WHAT IS EXPECTED:
Leave out the pictures and retype only the lines from the opening line to the line that holds "const baseline=[0.05];", both ends included.

PROVIDED MATERIAL:
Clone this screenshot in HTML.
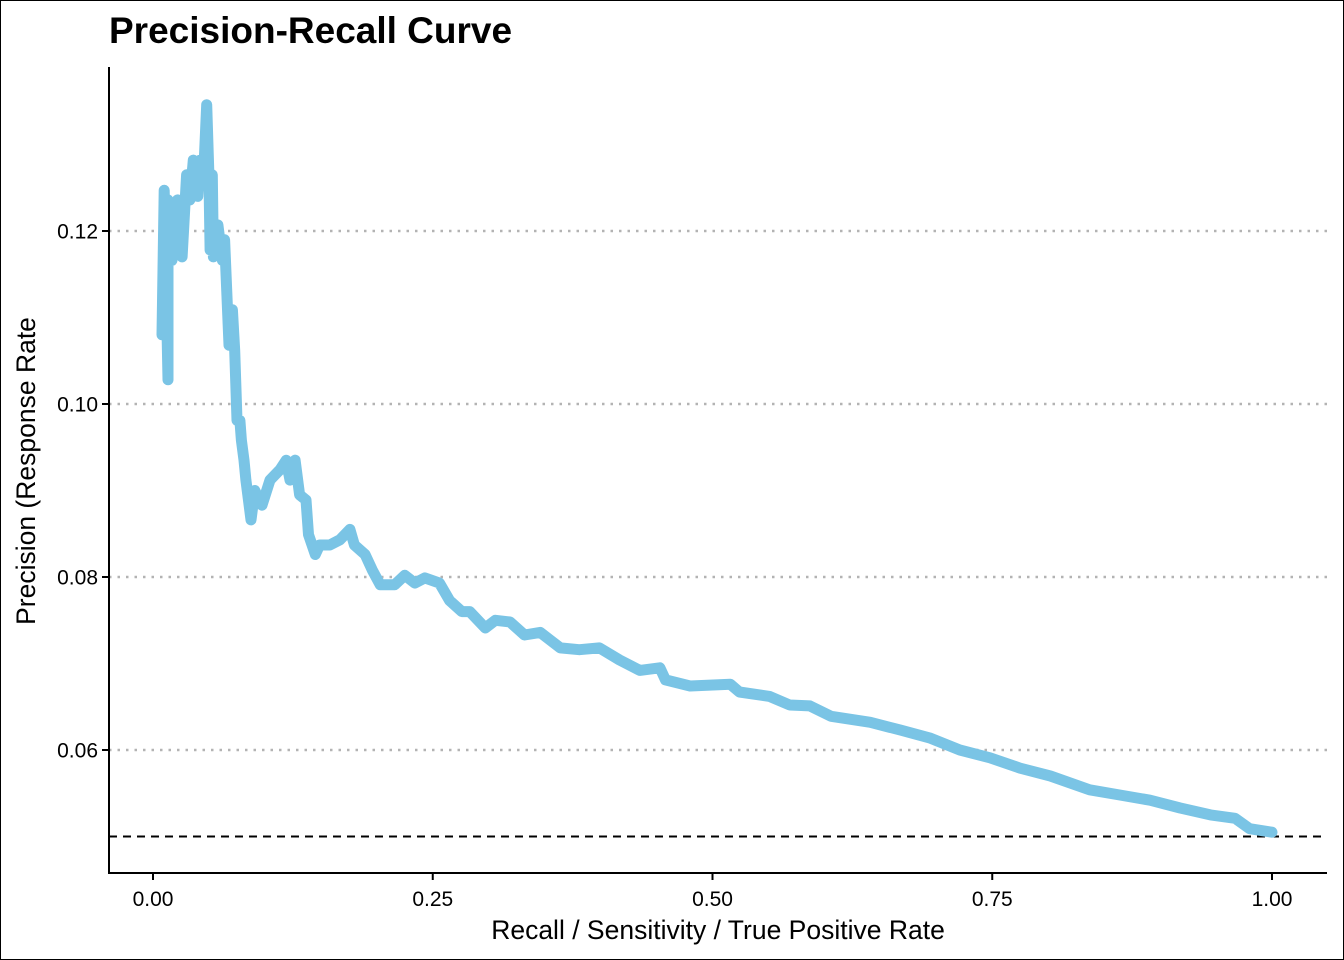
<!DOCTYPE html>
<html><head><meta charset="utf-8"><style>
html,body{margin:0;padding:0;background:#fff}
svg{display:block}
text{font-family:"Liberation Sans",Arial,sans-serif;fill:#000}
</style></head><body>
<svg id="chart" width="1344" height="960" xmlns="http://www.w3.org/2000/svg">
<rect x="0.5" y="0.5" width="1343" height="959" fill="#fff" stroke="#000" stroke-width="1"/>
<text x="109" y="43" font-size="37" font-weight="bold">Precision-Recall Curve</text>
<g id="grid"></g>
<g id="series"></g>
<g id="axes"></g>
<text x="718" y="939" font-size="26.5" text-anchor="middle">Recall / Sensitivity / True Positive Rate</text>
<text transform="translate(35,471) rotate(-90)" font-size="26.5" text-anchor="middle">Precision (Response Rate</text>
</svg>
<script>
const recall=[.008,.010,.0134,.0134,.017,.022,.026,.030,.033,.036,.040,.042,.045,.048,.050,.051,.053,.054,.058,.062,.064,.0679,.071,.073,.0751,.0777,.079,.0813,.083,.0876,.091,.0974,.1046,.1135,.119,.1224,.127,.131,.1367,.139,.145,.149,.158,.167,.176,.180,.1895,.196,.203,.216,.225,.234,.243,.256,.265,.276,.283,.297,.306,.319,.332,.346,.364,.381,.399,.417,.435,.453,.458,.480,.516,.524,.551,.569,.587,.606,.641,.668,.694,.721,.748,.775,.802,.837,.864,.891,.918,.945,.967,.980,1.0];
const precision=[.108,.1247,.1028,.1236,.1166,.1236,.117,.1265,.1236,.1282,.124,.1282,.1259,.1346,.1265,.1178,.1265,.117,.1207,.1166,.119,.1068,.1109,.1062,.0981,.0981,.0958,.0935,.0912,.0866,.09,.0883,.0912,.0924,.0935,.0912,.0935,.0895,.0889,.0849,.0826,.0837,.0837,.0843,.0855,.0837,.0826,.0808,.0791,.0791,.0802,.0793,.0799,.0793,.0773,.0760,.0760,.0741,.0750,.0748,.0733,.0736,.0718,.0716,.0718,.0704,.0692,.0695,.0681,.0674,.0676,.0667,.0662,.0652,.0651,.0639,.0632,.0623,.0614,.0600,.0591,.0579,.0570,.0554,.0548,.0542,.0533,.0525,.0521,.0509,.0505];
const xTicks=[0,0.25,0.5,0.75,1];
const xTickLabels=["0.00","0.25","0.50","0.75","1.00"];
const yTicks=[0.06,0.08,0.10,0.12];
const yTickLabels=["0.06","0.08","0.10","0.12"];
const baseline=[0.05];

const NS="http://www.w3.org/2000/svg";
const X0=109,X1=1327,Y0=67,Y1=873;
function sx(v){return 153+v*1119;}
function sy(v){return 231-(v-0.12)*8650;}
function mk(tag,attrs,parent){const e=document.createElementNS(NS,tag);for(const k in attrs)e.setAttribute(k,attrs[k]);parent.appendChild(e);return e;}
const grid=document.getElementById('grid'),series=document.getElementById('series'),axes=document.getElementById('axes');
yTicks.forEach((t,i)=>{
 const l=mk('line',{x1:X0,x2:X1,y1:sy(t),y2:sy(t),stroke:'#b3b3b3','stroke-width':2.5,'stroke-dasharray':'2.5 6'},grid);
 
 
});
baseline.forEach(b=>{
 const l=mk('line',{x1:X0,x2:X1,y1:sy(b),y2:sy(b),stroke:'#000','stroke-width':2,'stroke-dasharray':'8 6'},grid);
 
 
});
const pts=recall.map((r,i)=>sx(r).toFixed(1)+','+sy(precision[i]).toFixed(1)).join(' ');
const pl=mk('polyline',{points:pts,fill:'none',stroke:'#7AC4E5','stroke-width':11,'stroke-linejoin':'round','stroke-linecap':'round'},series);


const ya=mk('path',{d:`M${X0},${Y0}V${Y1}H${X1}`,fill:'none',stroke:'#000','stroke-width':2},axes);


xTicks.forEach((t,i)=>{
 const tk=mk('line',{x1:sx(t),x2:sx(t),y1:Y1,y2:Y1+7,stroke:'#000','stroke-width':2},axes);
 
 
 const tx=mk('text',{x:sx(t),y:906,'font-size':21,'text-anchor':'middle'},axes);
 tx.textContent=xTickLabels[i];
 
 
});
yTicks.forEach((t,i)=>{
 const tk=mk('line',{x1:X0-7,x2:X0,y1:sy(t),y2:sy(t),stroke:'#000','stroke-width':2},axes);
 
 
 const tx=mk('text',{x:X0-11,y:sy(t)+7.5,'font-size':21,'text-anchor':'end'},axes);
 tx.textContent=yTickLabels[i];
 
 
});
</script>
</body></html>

RESPONSE:
Clone this screenshot in HTML.
<!DOCTYPE html>
<html><head><meta charset="utf-8"><style>
html,body{margin:0;padding:0;background:#fff}
svg{display:block}
text{font-family:"Liberation Sans",Arial,sans-serif;fill:#000}
</style></head><body>
<svg id="chart" width="1344" height="960" xmlns="http://www.w3.org/2000/svg">
<rect x="0.5" y="0.5" width="1343" height="959" fill="#fff" stroke="#000" stroke-width="1"/>
<text x="109" y="43" font-size="37" font-weight="bold">Precision-Recall Curve</text>
<g id="grid"></g>
<g id="series"></g>
<g id="axes"></g>
<text x="718" y="939" font-size="26.5" text-anchor="middle">Recall / Sensitivity / True Positive Rate</text>
<text transform="translate(35,471) rotate(-90)" font-size="26.5" text-anchor="middle">Precision (Response Rate</text>
</svg>
<script>
const recall=[.008,.010,.0134,.0134,.017,.022,.026,.030,.033,.036,.040,.042,.045,.048,.050,.051,.053,.054,.058,.062,.064,.0679,.071,.073,.0751,.0777,.079,.0813,.083,.0876,.091,.0974,.1046,.1135,.119,.1224,.127,.131,.1367,.139,.145,.149,.158,.167,.176,.180,.1895,.196,.203,.216,.225,.234,.243,.256,.265,.276,.283,.297,.306,.319,.332,.346,.364,.381,.399,.417,.435,.453,.458,.480,.516,.524,.551,.569,.587,.606,.641,.668,.694,.721,.748,.775,.802,.837,.864,.891,.918,.945,.967,.980,1.0];
const precision=[.108,.1247,.1028,.1236,.1166,.1236,.117,.1265,.1236,.1282,.124,.1282,.1259,.1346,.1265,.1178,.1265,.117,.1207,.1166,.119,.1068,.1109,.1062,.0981,.0981,.0958,.0935,.0912,.0866,.09,.0883,.0912,.0924,.0935,.0912,.0935,.0895,.0889,.0849,.0826,.0837,.0837,.0843,.0855,.0837,.0826,.0808,.0791,.0791,.0802,.0793,.0799,.0793,.0773,.0760,.0760,.0741,.0750,.0748,.0733,.0736,.0718,.0716,.0718,.0704,.0692,.0695,.0681,.0674,.0676,.0667,.0662,.0652,.0651,.0639,.0632,.0623,.0614,.0600,.0591,.0579,.0570,.0554,.0548,.0542,.0533,.0525,.0521,.0509,.0505];
const xTicks=[0,0.25,0.5,0.75,1];
const xTickLabels=["0.00","0.25","0.50","0.75","1.00"];
const yTicks=[0.06,0.08,0.10,0.12];
const yTickLabels=["0.06","0.08","0.10","0.12"];
const baseline=[0.05];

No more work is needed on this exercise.